GAFcon's message was scrambled from the get-go. An opening statement by Akinola castigated "apostates" within the Communion and included the firebreathing line, "There is no more any hope, therefore, for a unified Communion." But he subsequently admitted in a speech, "We have no other place to go, nor is it our intention to start another church." Sydney Australia Archbishop Peter Jensen, a rising conservative, told reporters in Jerusalem yesterday that GAFcon "is a coalition of people who would not necessarily work together. Will it work? We don't know." Other speakers have been similarly vague.
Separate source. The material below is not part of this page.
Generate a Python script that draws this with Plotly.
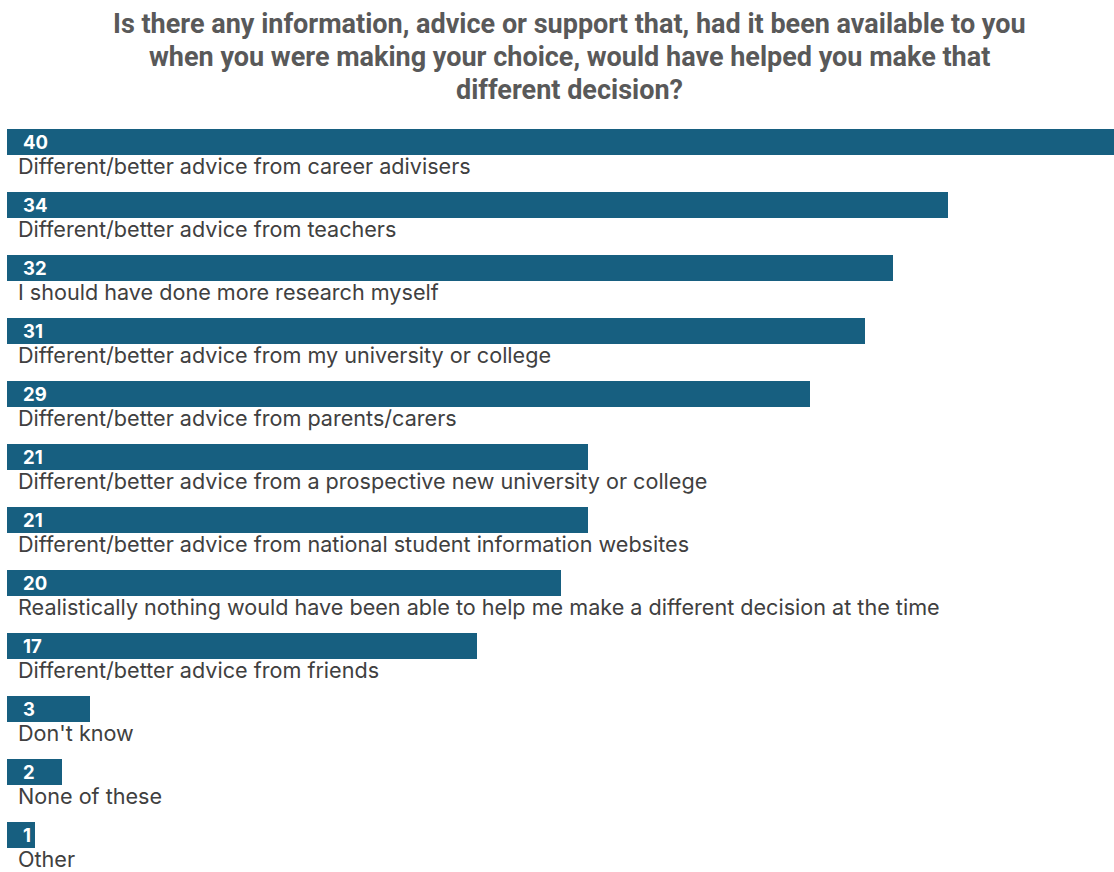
import plotly.graph_objects as go

categories = [
    "Different/better advice from career adivisers",
    "Different/better advice from teachers",
    "I should have done more research myself",
    "Different/better advice from my university or college",
    "Different/better advice from parents/carers",
    "Different/better advice from a prospective new university or college",
    "Different/better advice from national student information websites",
    "Realistically nothing would have been able to help me make a different decision at the time",
    "Different/better advice from friends",
    "Don't know",
    "None of these",
    "Other",
]
values = [40, 34, 32, 31, 29, 21, 21, 20, 17, 3, 2, 1]

title_lines = [
    "Is there any information, advice or support that, had it been available to you",
    "when you were making your choice, would have helped you make that",
    "different decision?",
]

BAR = "#175F80"
W, H = 1114, 872
TOP = 110
positions = list(range(len(values)))

fig = go.Figure(go.Bar(
    x=values,
    y=positions,
    orientation="h",
    width=26 / 63,
    marker=dict(color=BAR, line=dict(width=0)),
    hoverinfo="skip",
))

annotations = []
for pos, cat, val in zip(positions, categories, values):
    annotations.append(dict(
        x=0, y=pos, xref="x", yref="y", xanchor="left", yanchor="middle",
        xshift=14, text=f"<b>{val}</b>", showarrow=False,
        font=dict(family="Inter, Roboto, sans-serif", size=18.5, color="white"),
    ))
    annotations.append(dict(
        x=0, y=pos + 0.385, xref="x", yref="y", xanchor="left", yanchor="middle",
        xshift=10, text=cat, showarrow=False, borderpad=0,
        font=dict(family="Inter, Roboto, sans-serif", size=21.6, color="#404040"),
    ))

# Title, one centred line at a time (paper coords are relative to the plot area)
for k, line in enumerate(title_lines):
    py = 24 + 33 * k
    annotations.append(dict(
        x=(569.5 - 7) / (W - 7), y=1 + (TOP - py) / (H - TOP), xref="paper", yref="paper",
        xanchor="center", yanchor="middle", text=f"<b>{line}</b>", showarrow=False,
        font=dict(family="Roboto, sans-serif", size=27, color="#595959"),
    ))

fig.update_layout(
    width=W, height=H,
    margin=dict(l=7, r=0, t=TOP, b=0),
    paper_bgcolor="white", plot_bgcolor="white",
    xaxis=dict(range=[0, 40], visible=False, fixedrange=True),
    yaxis=dict(range=[11.587, -0.508], visible=False, fixedrange=True),
    annotations=annotations,
    showlegend=False,
    bargap=0,
)

fig.write_html("out.html")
Jim Naughton, an outspoken canon with the liberal Episcopalian Diocese of Washington, D.C., had been predicting a GAFcon meltdown for months. He feels that Akinola began losing influence at last year's meeting of Anglican archbishops in Dar es Salaam in February 2007. There Akinola pressed for formal approval of a new, conservative branch of U.S Anglicanism competing with Episcopalianism, a prototype of which he has already created. The move was seen as a harsh slap at the Communion and had the effect of reminding each primate that if schism occurred he too could be subject to such competition on his own turf. "People began to see that and fear," Naughton says.

Naughton's next tea leaf came last fall when a relatively moderate bishop defeated Rwandan hardliner Emmanuel Kolini to succeed Akinola as head of the African Anglican group CAPA. "Even within Africa," argues Naughton, "we saw the emergence of a large group of bishops who disagree with Episcopal Church on homosexuality but think Akinola and his American friends present a far greater threat to the Communion."
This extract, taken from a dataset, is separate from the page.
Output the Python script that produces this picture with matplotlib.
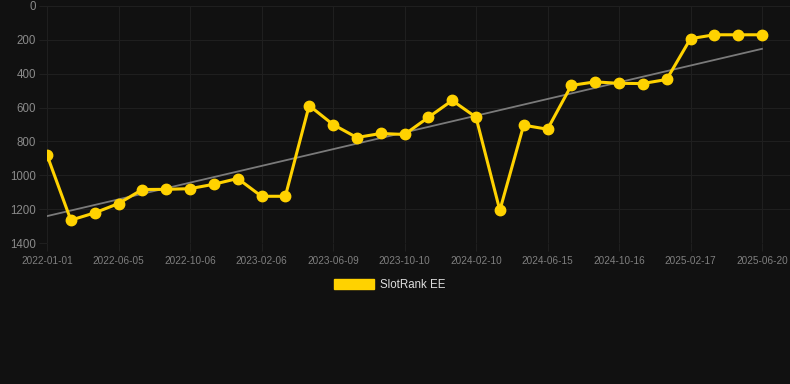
import numpy as np
import matplotlib.pyplot as plt
from matplotlib.patches import Patch

# rank values, one point per snapshot
ranks = [880, 1265, 1222, 1167, 1084, 1083, 1079, 1053, 1019, 1124,
         1124, 588, 700, 777, 753, 759, 658, 558, 657, 1207,
         704, 728, 469, 448, 457, 458, 434, 193, 170, 170, 170]
tick_labels = ['2022-01-01', '2022-06-05', '2022-10-06', '2023-02-06',
               '2023-06-09', '2023-10-10', '2024-02-10', '2024-06-15',
               '2024-10-16', '2025-02-17', '2025-06-20']
series_name = 'SlotRank EE'

bg = '#111111'
gold = '#FFD200'
grid = '#1f1f1f'

x = np.arange(len(ranks))
y = np.array(ranks)

# linear trend
k, b = np.polyfit(x, y, 1)
trend = k * x + b

fig = plt.figure(figsize=(7.9, 3.84), dpi=100, facecolor=bg)
ax = fig.add_axes([47 / 790, 1 - 243 / 384, 1 - 47 / 790, 237 / 384])
ax.set_facecolor(bg)

ax.plot(x, trend, color='#7a7a7a', lw=1.3, zorder=2)
ax.plot(x, y, color=gold, lw=2.2, marker='o', ms=7.5, zorder=3)

ax.set_ylim(1400, 0)
ax.set_yticks(range(0, 1401, 200))
ax.set_xlim(0, (790 - 47) / (715 / 30))
ax.set_xticks(x[::3])
ax.set_xticklabels(tick_labels)

for s in ax.spines.values():
    s.set_visible(False)
ax.grid(True, color=grid, lw=0.8)
ax.tick_params(axis='y', colors=grid, labelcolor='#8a8a8a', labelsize=8.3,
               length=6, pad=2)
ax.tick_params(axis='x', colors=grid, labelcolor='#7f7f7f', labelsize=7.2,
               length=6, pad=3)
for t in ax.get_xticklabels() + ax.get_yticklabels():
    t.set_fontfamily('Liberation Sans')

leg = fig.legend(handles=[Patch(color=gold, label=series_name)],
                 loc='center', bbox_to_anchor=(390 / 790, 1 - 285 / 384),
                 frameon=False, handlelength=3.45, handleheight=1.0,
                 handletextpad=0.5, prop={'family': 'Liberation Sans', 'size': 8.3})
for t in leg.get_texts():
    t.set_color('#dddddd')

fig.savefig('out.png', dpi=100, facecolor=bg)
In the months before GAFcon, says Naughton, a leading Southeast Asian theologian criticized some of the planning of the conference. That elicited a scathing reply from one of Akinola's U.S. bishops. When that became public, conservative unity seemed suspect. Meanwhile, allegations in The Atlantic magazine that participants in an anti-Muslim massacre in Nigeria had worn tags with the initials of a Christian organization run at the time by Akinola contributed to the devaluation of his leadership. That loss of stature was further accelerated this week by the unwillingness of both Akinola and his Ugandan ally Archbishop Henry Orombi to condemn the alleged rape and torture of gays in their countries. Australia's Jensen had to step in with a blanket condemnation.

Naughton believes that the combination of Akinola's problems and a tension between conservatives more concerned about gays and those who increasingly regard that issue as a sideshow have combined to stall their movement, at least for now. "They overplayed their hand, and the tide has turned against these guys," he says.

Kendall Harmon, a canon with the diocese of South Carolina and in many ways Naughton's conservative counterpart, continues to hope that GAFcon may be the start of "a new thing." But Harmon agrees that GAFcon will not have the impact some had hoped for, and that barring a surprise conservative rebellion at the Lambeth conference, the big blow-up around homosexuality many had expected this summer will be deferred. Anglicans, says Harmon ruefully, are incrementalists, and "that has continued through this season."

This is good news for the survival of the Communion and bad news for the resolution of its tensions. It may slow down the defection of conservative Episcopal parishes, but probably won't stop it. It is also an object lesson for anyone who believes predictions of rapid change in a Communion whose strength former Archbishop Desmond Tutu reportedly described thusly: "We meet."